Computational part (type and submit your answers in WORD only)

Please make sure that you include a cover page.

Question 1. (15 points) Alumni Donation Data (Multiple Linear Regression). Continue with the same data from homework 1 and fit a multiple linear regression model to the data, where the alumni giving rate is the response variable (\(Y\)), and the percentage of classes with fewer than 20 students (\(X_1\)) and Student/Faculty Ratio (\(X_2\)) as the predictors.

  1. What is your final estimated model?

  2. What is the predicted alumni giving rate for an observation with \(\left(X_1 = 50, X_2 = 10\right)\)?

  3. Test the statistical significance of the regression coefficient using t-tests; use \(\alpha = 0.05\). Obtain the t-statistics and p-values, interpret the results, make a conclusion (i.e. reject or not reject), and explain why. Note: please explain what the null hypothesis is.

  4. What is the F statistic? Is it significant? Clearly write out the null hypothesis, F-statistic, and p-value and interpret the test results.

  5. What is the value of the coefficient of determination? Please interpret.

  6. What is the correlation coefficient \(r_1\) between \(X_1\) and \(Y\) and the correlation coefficient \(r_2\) between \(X_2\) and \(Y\)? Do you see any relationship between \(r_1\), \(r_2\), and \(R^2\)?

Question 2. (10 points) Simulation Study (Simple Linear Regression). Assume mean function \(E\left(Y|X\right) = 10 + 5 X_1 - 2X_2\)

  1. Generate data with \(X_1 \sim N\left(\mu = 2, \sigma = 0.1\right)\), \(X_2 \sim N\left(\mu = 0, \sigma = 0.4\right)\), sample size \(n = 100\), and error term \(\epsilon \sim N\left(\mu = 0, \sigma = 0.5\right)\).

  2. Fit a multiple linear regression to the simulated data from part a.
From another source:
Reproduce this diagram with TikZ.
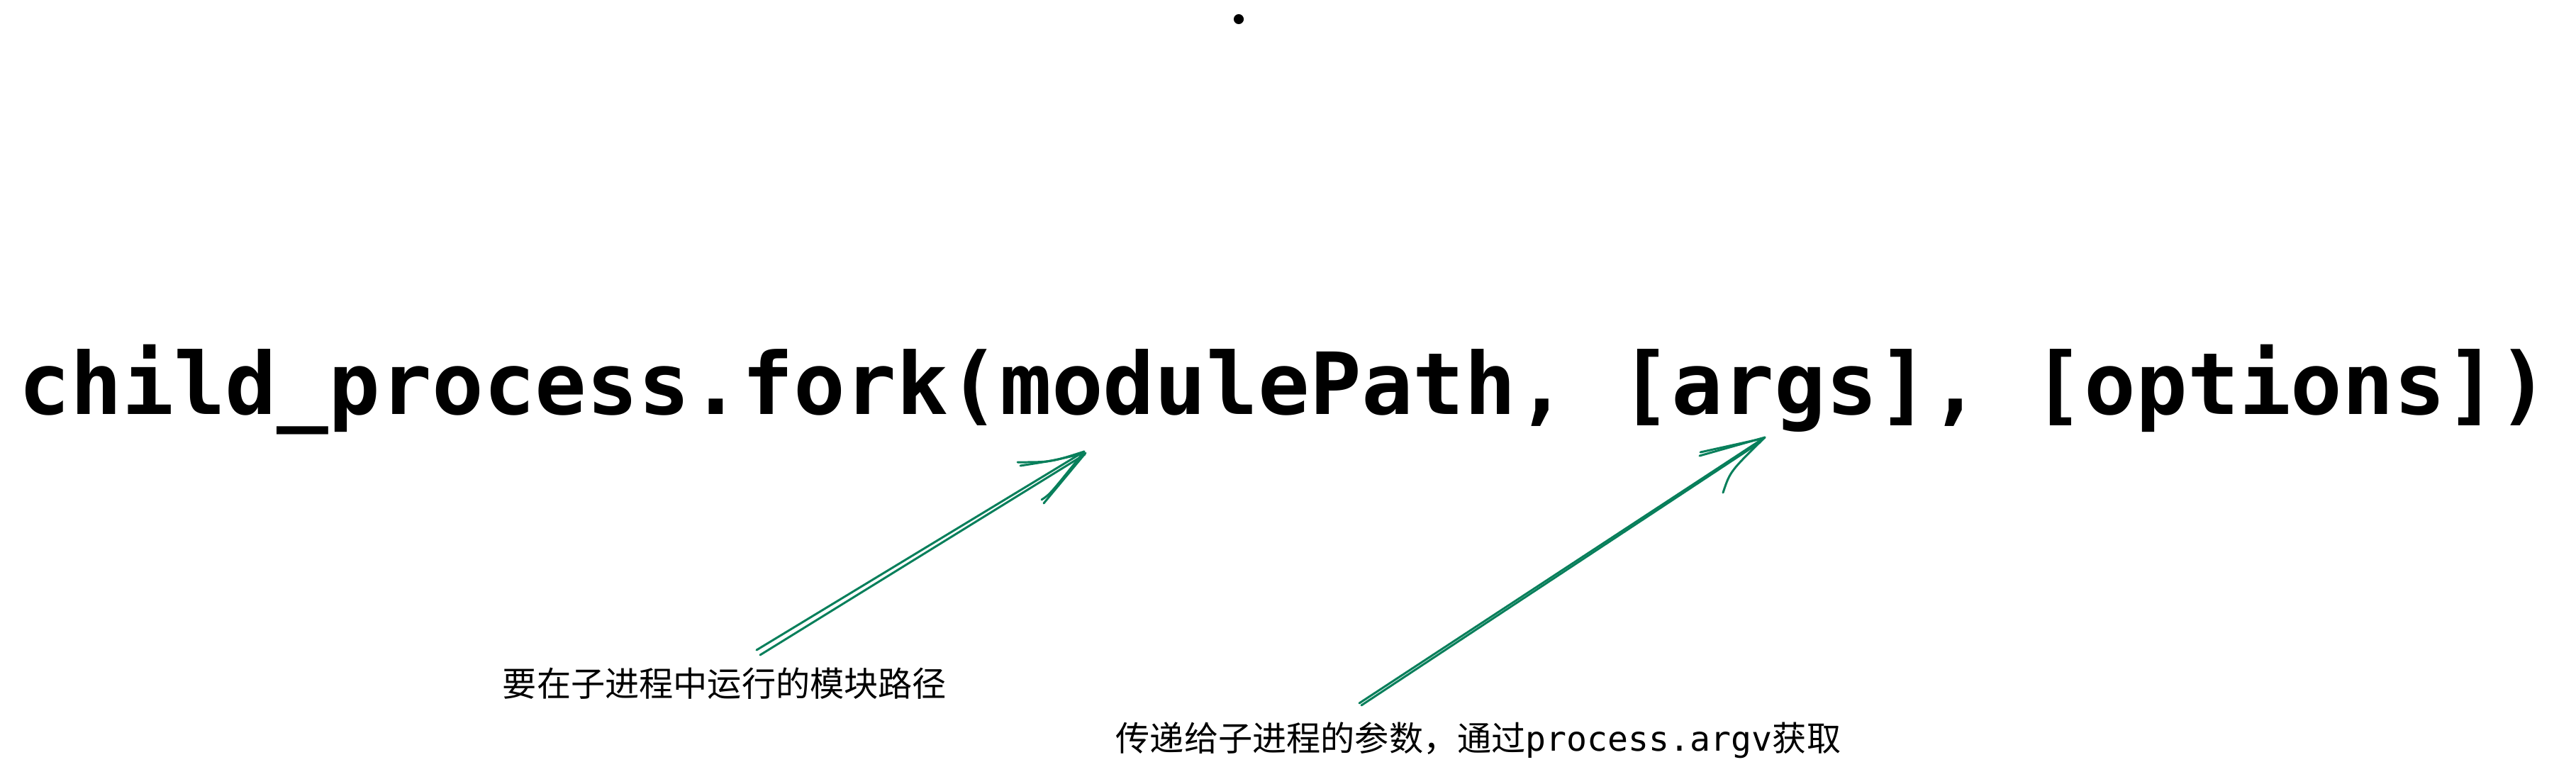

What is the estimated prediction equation? Report the estimated coefficients and their standard errors. Are they significant? Clearly write out the null and alternative hypotheses, observed t-statistic(s), p-value(s), and interpret the estimates and test results. What is fitted model’s MSE?

  3. Repeat part b), but re-simulate the data and change the error term to \(\epsilon \sim N\left(0, \sigma = 1\right)\)

  4. Repeat parts a)–c) using \(n = 400\). What do you conclude? What is the effect to the model parameter estimates when the error variance gets smaller? What is the effect when the sample size gets bigger?

  5. What about the MSE from each model?

Mathematics part (feel free to type or handwrite your solutions)

Question 3. (5 points) Multiple Linear Regression in Matrix Notation

  1. Write out the multiple linear regression model with normal errors in matrix form.

  2. State the model assumptions from part a).

  3. Write out the model matrix \(X\) for the model in part a).

  4. What is the least squares estimate of \(\boldsymbol{\beta}\) in part a)?

  5. What does it mean for the estimate in part e) to be unbiased?